▶ **What is needed**
Can you copy out the data exactly? Leave the images out.
------------
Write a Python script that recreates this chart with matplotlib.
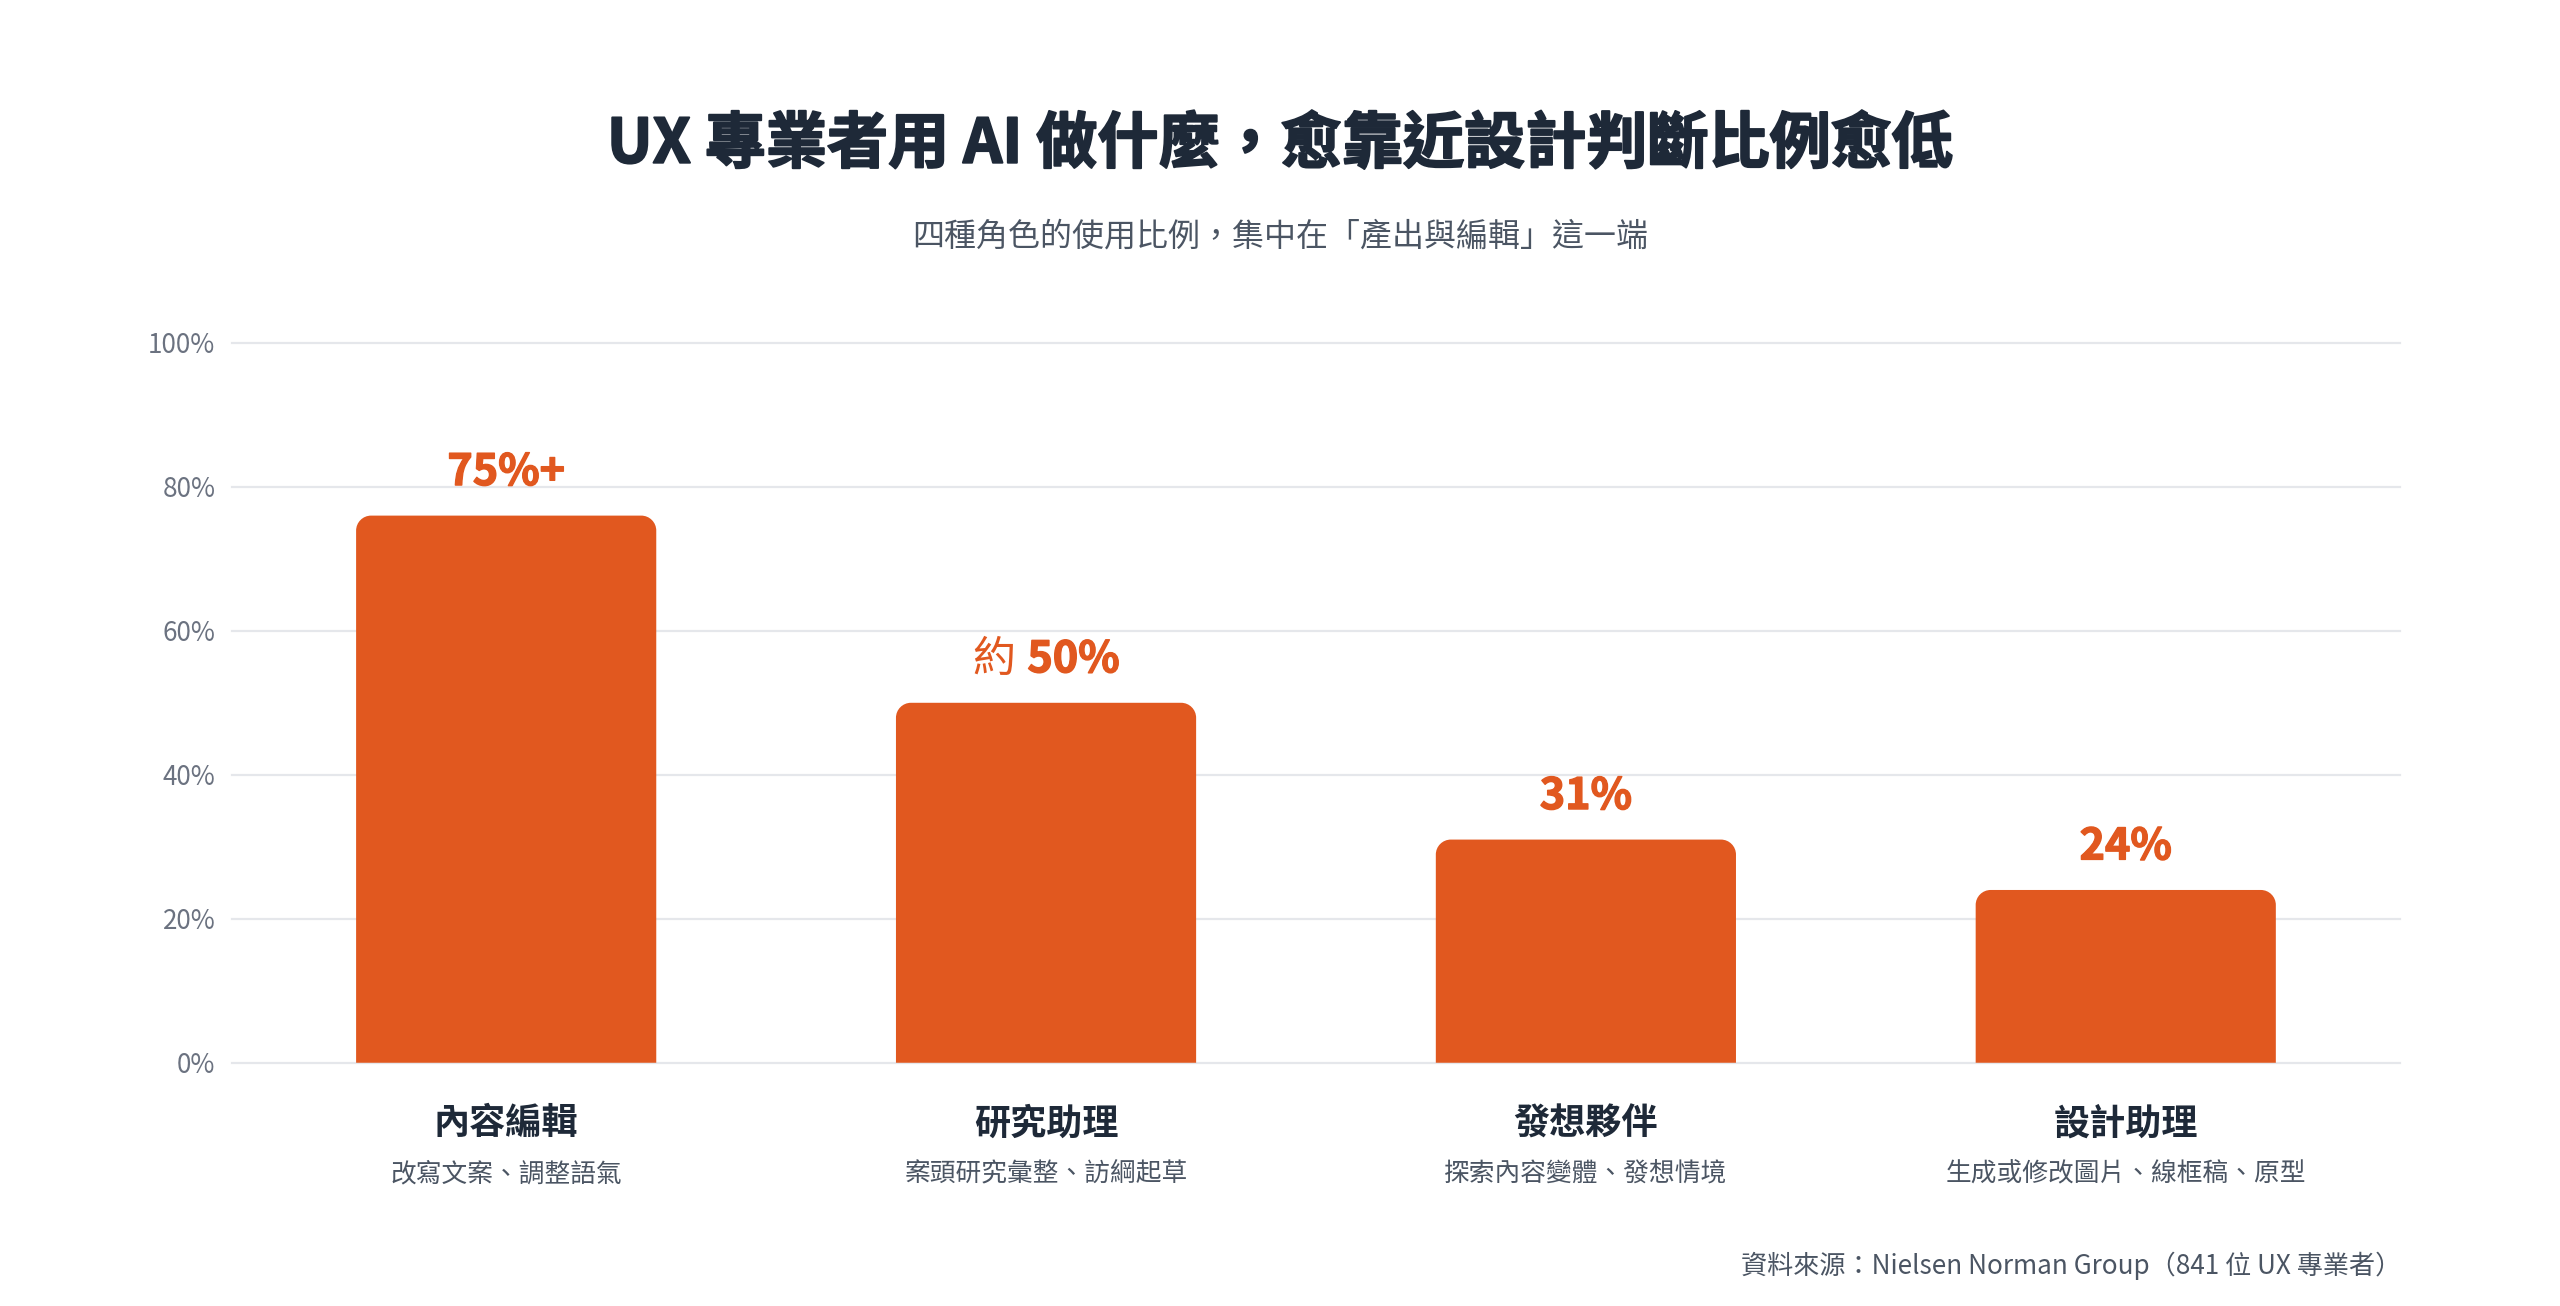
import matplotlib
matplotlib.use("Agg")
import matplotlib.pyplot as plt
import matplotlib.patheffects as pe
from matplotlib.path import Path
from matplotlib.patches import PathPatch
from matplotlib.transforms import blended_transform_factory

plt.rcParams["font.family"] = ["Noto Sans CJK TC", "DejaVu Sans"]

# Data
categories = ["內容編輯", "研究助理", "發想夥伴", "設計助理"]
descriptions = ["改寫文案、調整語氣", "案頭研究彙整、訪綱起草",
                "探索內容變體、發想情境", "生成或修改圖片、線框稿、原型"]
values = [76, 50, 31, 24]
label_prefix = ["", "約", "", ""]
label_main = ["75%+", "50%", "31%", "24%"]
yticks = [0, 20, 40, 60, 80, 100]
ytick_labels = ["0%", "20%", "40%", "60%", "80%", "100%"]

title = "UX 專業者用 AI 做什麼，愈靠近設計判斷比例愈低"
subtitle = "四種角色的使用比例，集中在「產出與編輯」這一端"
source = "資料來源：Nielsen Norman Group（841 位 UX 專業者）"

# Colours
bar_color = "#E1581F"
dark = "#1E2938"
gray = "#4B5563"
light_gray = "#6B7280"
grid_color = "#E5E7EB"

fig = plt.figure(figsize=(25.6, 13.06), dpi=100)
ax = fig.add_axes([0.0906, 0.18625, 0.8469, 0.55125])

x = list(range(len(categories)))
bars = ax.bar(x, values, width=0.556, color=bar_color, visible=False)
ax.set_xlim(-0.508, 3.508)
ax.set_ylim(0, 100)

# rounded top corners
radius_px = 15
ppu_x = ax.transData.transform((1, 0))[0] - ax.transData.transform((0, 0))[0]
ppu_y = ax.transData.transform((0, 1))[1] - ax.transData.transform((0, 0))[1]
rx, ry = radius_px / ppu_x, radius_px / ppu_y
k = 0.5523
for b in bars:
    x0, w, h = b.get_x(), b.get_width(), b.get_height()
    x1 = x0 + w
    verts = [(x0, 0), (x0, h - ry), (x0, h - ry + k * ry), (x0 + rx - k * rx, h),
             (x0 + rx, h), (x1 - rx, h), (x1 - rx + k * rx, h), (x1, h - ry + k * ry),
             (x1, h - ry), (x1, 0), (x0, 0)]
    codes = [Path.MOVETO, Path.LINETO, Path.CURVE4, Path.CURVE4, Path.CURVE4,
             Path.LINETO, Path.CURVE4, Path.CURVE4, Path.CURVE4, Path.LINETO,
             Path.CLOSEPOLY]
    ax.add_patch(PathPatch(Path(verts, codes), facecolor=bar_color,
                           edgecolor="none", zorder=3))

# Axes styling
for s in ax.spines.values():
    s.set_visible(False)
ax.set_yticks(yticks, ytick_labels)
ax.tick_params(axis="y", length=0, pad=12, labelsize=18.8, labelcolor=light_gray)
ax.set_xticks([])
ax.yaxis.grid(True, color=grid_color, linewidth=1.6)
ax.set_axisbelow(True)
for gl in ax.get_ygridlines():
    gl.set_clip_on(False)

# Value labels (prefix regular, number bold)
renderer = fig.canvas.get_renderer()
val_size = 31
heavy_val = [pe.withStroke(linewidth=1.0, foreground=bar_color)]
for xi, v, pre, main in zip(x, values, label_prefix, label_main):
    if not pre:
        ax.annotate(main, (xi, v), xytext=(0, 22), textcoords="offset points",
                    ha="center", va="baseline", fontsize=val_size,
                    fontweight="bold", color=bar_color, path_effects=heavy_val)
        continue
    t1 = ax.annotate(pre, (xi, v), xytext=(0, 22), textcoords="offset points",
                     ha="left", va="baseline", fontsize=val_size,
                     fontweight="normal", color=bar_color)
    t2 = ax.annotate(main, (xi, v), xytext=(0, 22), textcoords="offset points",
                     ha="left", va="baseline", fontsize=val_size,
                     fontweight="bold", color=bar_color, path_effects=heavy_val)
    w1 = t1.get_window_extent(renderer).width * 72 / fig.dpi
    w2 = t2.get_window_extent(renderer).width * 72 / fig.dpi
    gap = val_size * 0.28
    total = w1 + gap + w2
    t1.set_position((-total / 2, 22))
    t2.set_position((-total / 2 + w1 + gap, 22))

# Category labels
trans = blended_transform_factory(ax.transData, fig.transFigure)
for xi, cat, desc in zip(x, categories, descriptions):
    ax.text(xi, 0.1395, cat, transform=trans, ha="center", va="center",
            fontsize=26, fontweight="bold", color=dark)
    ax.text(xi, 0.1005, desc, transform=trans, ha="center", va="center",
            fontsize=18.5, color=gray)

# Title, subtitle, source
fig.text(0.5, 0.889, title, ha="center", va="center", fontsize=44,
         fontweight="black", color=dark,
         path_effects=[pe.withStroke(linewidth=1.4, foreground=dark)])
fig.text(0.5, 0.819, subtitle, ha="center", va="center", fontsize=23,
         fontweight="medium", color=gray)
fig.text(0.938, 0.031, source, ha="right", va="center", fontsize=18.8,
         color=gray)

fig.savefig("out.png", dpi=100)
------------
▶ **Completed task**
Write a Python script that recreates this chart with matplotlib.
import matplotlib
matplotlib.use("Agg")
import matplotlib.pyplot as plt
import matplotlib.patheffects as pe
from matplotlib.path import Path
from matplotlib.patches import PathPatch
from matplotlib.transforms import blended_transform_factory

plt.rcParams["font.family"] = ["Noto Sans CJK TC", "DejaVu Sans"]

# Data
categories = ["內容編輯", "研究助理", "發想夥伴", "設計助理"]
descriptions = ["改寫文案、調整語氣", "案頭研究彙整、訪綱起草",
                "探索內容變體、發想情境", "生成或修改圖片、線框稿、原型"]
values = [76, 50, 31, 24]
label_prefix = ["", "約", "", ""]
label_main = ["75%+", "50%", "31%", "24%"]
yticks = [0, 20, 40, 60, 80, 100]
ytick_labels = ["0%", "20%", "40%", "60%", "80%", "100%"]

title = "UX 專業者用 AI 做什麼，愈靠近設計判斷比例愈低"
subtitle = "四種角色的使用比例，集中在「產出與編輯」這一端"
source = "資料來源：Nielsen Norman Group（841 位 UX 專業者）"

# Colours
bar_color = "#E1581F"
dark = "#1E2938"
gray = "#4B5563"
light_gray = "#6B7280"
grid_color = "#E5E7EB"

fig = plt.figure(figsize=(25.6, 13.06), dpi=100)
ax = fig.add_axes([0.0906, 0.18625, 0.8469, 0.55125])

x = list(range(len(categories)))
bars = ax.bar(x, values, width=0.556, color=bar_color, visible=False)
ax.set_xlim(-0.508, 3.508)
ax.set_ylim(0, 100)

# rounded top corners
radius_px = 15
ppu_x = ax.transData.transform((1, 0))[0] - ax.transData.transform((0, 0))[0]
ppu_y = ax.transData.transform((0, 1))[1] - ax.transData.transform((0, 0))[1]
rx, ry = radius_px / ppu_x, radius_px / ppu_y
k = 0.5523
for b in bars:
    x0, w, h = b.get_x(), b.get_width(), b.get_height()
    x1 = x0 + w
    verts = [(x0, 0), (x0, h - ry), (x0, h - ry + k * ry), (x0 + rx - k * rx, h),
             (x0 + rx, h), (x1 - rx, h), (x1 - rx + k * rx, h), (x1, h - ry + k * ry),
             (x1, h - ry), (x1, 0), (x0, 0)]
    codes = [Path.MOVETO, Path.LINETO, Path.CURVE4, Path.CURVE4, Path.CURVE4,
             Path.LINETO, Path.CURVE4, Path.CURVE4, Path.CURVE4, Path.LINETO,
             Path.CLOSEPOLY]
    ax.add_patch(PathPatch(Path(verts, codes), facecolor=bar_color,
                           edgecolor="none", zorder=3))

# Axes styling
for s in ax.spines.values():
    s.set_visible(False)
ax.set_yticks(yticks, ytick_labels)
ax.tick_params(axis="y", length=0, pad=12, labelsize=18.8, labelcolor=light_gray)
ax.set_xticks([])
ax.yaxis.grid(True, color=grid_color, linewidth=1.6)
ax.set_axisbelow(True)
for gl in ax.get_ygridlines():
    gl.set_clip_on(False)

# Value labels (prefix regular, number bold)
renderer = fig.canvas.get_renderer()
val_size = 31
heavy_val = [pe.withStroke(linewidth=1.0, foreground=bar_color)]
for xi, v, pre, main in zip(x, values, label_prefix, label_main):
    if not pre:
        ax.annotate(main, (xi, v), xytext=(0, 22), textcoords="offset points",
                    ha="center", va="baseline", fontsize=val_size,
                    fontweight="bold", color=bar_color, path_effects=heavy_val)
        continue
    t1 = ax.annotate(pre, (xi, v), xytext=(0, 22), textcoords="offset points",
                     ha="left", va="baseline", fontsize=val_size,
                     fontweight="normal", color=bar_color)
    t2 = ax.annotate(main, (xi, v), xytext=(0, 22), textcoords="offset points",
                     ha="left", va="baseline", fontsize=val_size,
                     fontweight="bold", color=bar_color, path_effects=heavy_val)
    w1 = t1.get_window_extent(renderer).width * 72 / fig.dpi
    w2 = t2.get_window_extent(renderer).width * 72 / fig.dpi
    gap = val_size * 0.28
    total = w1 + gap + w2
    t1.set_position((-total / 2, 22))
    t2.set_position((-total / 2 + w1 + gap, 22))

# Category labels
trans = blended_transform_factory(ax.transData, fig.transFigure)
for xi, cat, desc in zip(x, categories, descriptions):
    ax.text(xi, 0.1395, cat, transform=trans, ha="center", va="center",
            fontsize=26, fontweight="bold", color=dark)
    ax.text(xi, 0.1005, desc, transform=trans, ha="center", va="center",
            fontsize=18.5, color=gray)

# Title, subtitle, source
fig.text(0.5, 0.889, title, ha="center", va="center", fontsize=44,
         fontweight="black", color=dark,
         path_effects=[pe.withStroke(linewidth=1.4, foreground=dark)])
fig.text(0.5, 0.819, subtitle, ha="center", va="center", fontsize=23,
         fontweight="medium", color=gray)
fig.text(0.938, 0.031, source, ha="right", va="center", fontsize=18.8,
         color=gray)

fig.savefig("out.png", dpi=100)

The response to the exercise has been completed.